* Written request *
Select and reproduce each line of the listing below that bears the string "with".

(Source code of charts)
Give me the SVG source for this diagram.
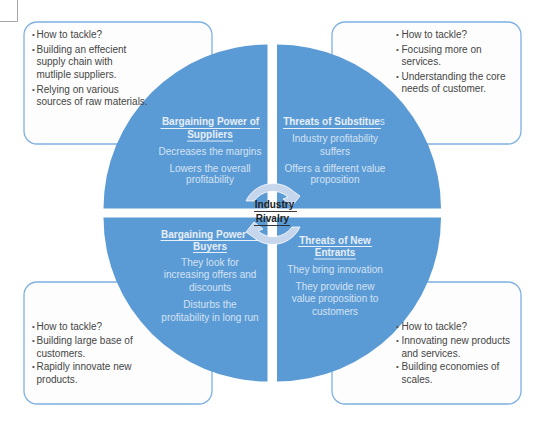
<svg xmlns="http://www.w3.org/2000/svg" width="540" height="421" viewBox="0 0 540 421">
<style>
text{font-family:"Liberation Sans",Arial,sans-serif}
.box{fill:#fdfdfd;stroke:#7fb0e2;stroke-width:1.3}
.q{fill:#5b9bd5}
.t{font-size:10px;fill:#454545}
.d{font-size:8px;fill:#555}
.h{font-size:10px;font-weight:bold;fill:#e6eef8;text-anchor:middle}
.b{font-size:10px;fill:#d3e2f3;text-anchor:middle}
.u{stroke:#f4f8fc;stroke-width:.9}
.c{font-size:10px;font-weight:bold;fill:#222;text-anchor:middle}
.arc{fill:#c6d6ec;stroke:#fff;stroke-width:.8}
</style>
<path d="M0 21.500H17.500V0" fill="none" stroke="#a6a6a6"/>
<g id="box-tl"><rect class="box" x="24" y="22" width="188" height="122" rx="13"/></g>
<g id="box-tr"><rect class="box" x="332" y="22" width="189" height="122" rx="13"/></g>
<g id="box-bl"><rect class="box" x="24" y="282" width="188" height="122" rx="13"/></g>
<g id="box-br"><rect class="box" x="332" y="282" width="189" height="122" rx="13"/></g>
<g id="quadrant-tl">
<path class="q" d="M267.500 44.500V208.500H103.500A164 164 0 0 1 267.500 44.500Z"/>
<text class="h" x="210.500" y="125">Bargaining Power of</text><path class="u" d="M160.500 128.500H260"/>
<text class="h" x="210" y="138">Suppliers</text><path class="u" d="M187 141H233"/>
<text class="b" x="210" y="155">Decreases the margins</text>
<text class="b" x="210" y="172">Lowers the overall</text>
<text class="b" x="210" y="183">profitability</text>
</g>
<g id="quadrant-tr">
<path class="q" d="M277 44.500V208.500H441A164 164 0 0 0 277 44.500Z"/>
<text class="h" x="334" y="125">Threats of Substitue<tspan font-weight="normal" fill="#d3e2f3">s</tspan></text><path class="u" d="M283 128.500H381"/>
<text class="b" x="335" y="142">Industry profitability</text>
<text class="b" x="335" y="155">suffers</text>
<text class="b" x="335" y="172">Offers a different value</text>
<text class="b" x="335" y="183">proposition</text>
</g>
<g id="quadrant-bl">
<path class="q" d="M267.500 217.500V381.500A164 164 0 0 1 103.500 217.500Z"/>
<text class="h" x="161" y="238" style="text-anchor:start">Bargaining Power</text><path class="u" d="M160.500 240.500H260"/>
<text class="h" x="210" y="250">Buyers</text><path class="u" d="M193 252.500H227"/>
<text class="b" x="210" y="266">They look for</text>
<text class="b" x="210" y="278">increasing offers and</text>
<text class="b" x="210" y="291">discounts</text>
<text class="b" x="210" y="308">Disturbs the</text>
<text class="b" x="210" y="321">profitability in long run</text>
</g>
<g id="quadrant-br">
<path class="q" d="M277 217.500H441A164 164 0 0 1 277 381.500Z"/>
<text class="h" x="335" y="244">Threats of New</text><path class="u" d="M298 246.500H372"/>
<text class="h" x="335" y="256">Entrants</text><path class="u" d="M314 259H356"/>
<text class="b" x="335" y="273">They bring innovation</text>
<text class="b" x="335" y="290">They provide new</text>
<text class="b" x="335" y="302">value proposition to</text>
<text class="b" x="335" y="315">customers</text>
</g>
<g id="connectors">
<path class="arc" d="M246 201A30 30 0 0 1 293 191L300 196L292 206L283 199L288 197A23 23 0 0 0 254 201Z"/>
<path class="arc" d="M300 227A30 30 0 0 1 253 237L246 232L254 222L263 229L258 231A23 23 0 0 0 292 227Z"/>
</g>
<g id="center">
<text class="c" x="274.500" y="208">Industry</text><path d="M254 211.500H297" stroke="#222" stroke-width=".9"/>
<text class="c" x="272.500" y="222">Rivalry</text><path d="M254 225.500H290" stroke="#222" stroke-width=".9"/>
</g>
<g id="text-tl" class="t">
<text class="d" x="32" y="37">•</text><text x="36.500" y="38">How to tackle?</text>
<text class="d" x="32" y="51.500">•</text><text x="36.500" y="52.500">Building an effecient</text>
<text x="36.500" y="65">supply chain with</text>
<text x="36.500" y="77.500">mutliple suppliers.</text>
<text class="d" x="32" y="91.500">•</text><text x="36.500" y="92.500">Relying on various</text>
<text x="36.500" y="104.500">sources of raw materials.</text>
</g>
<g id="text-tr" class="t">
<text class="d" x="396" y="37">•</text><text x="401.500" y="38">How to tackle?</text>
<text class="d" x="396" y="51.500">•</text><text x="401.500" y="52.500">Focusing more on</text>
<text x="401.500" y="65">services.</text>
<text class="d" x="396" y="78.500">•</text><text x="401.500" y="79.500">Understanding the core</text>
<text x="401.500" y="92">needs of customer.</text>
</g>
<g id="text-bl" class="t">
<text class="d" x="32" y="328.500">•</text><text x="36.500" y="329.500">How to tackle?</text>
<text class="d" x="32" y="343">•</text><text x="36.500" y="344">Building large base of</text>
<text x="36.500" y="356.500">customers.</text>
<text class="d" x="32" y="369">•</text><text x="36.500" y="370">Rapidly innovate new</text>
<text x="36.500" y="382.500">products.</text>
</g>
<g id="text-br" class="t">
<text class="d" x="396" y="328.500">•</text><text x="401.500" y="329.500">How to tackle?</text>
<text class="d" x="396" y="343">•</text><text x="401.500" y="344">Innovating new products</text>
<text x="401.500" y="356.500">and services.</text>
<text class="d" x="396" y="369">•</text><text x="401.500" y="370">Building economies of</text>
<text x="401.500" y="382.500">scales.</text>
</g>
</svg>
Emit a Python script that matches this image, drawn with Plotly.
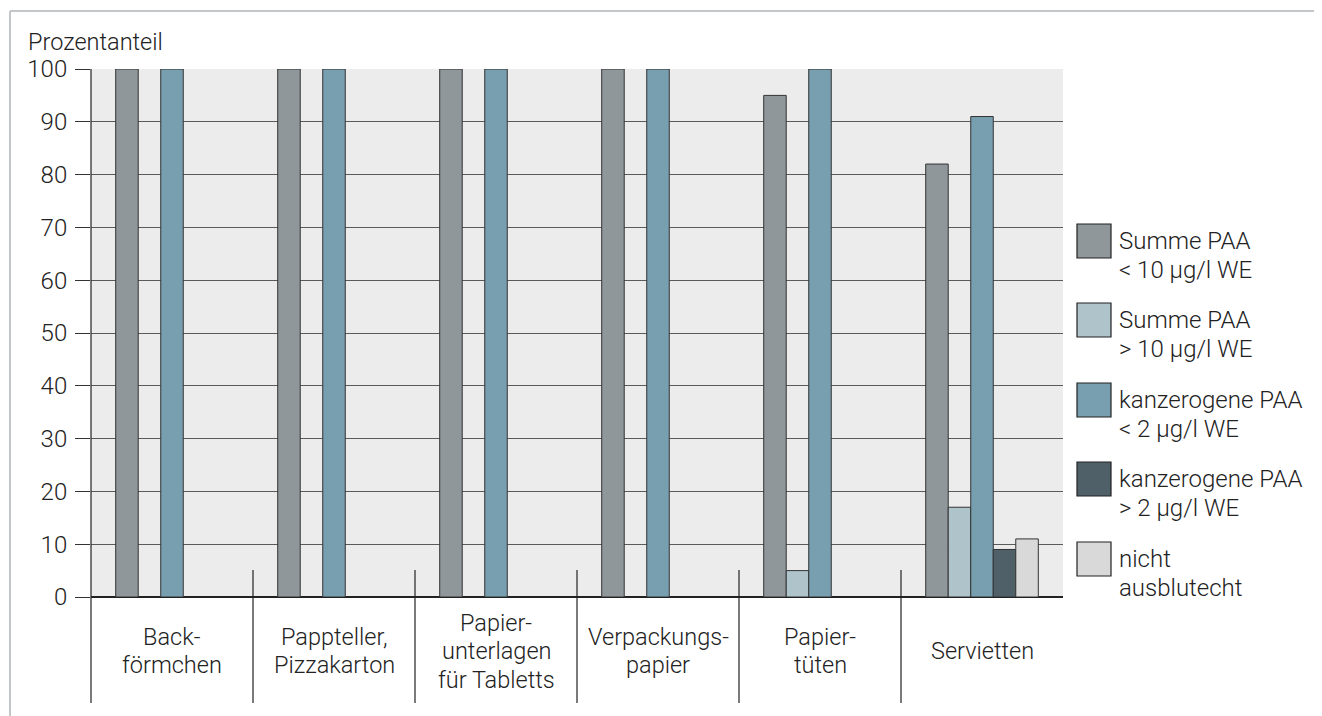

* Response below *
<text x="36.500" y="65">supply chain with</text>
Emit a Python script that matches this image, drawn with Plotly.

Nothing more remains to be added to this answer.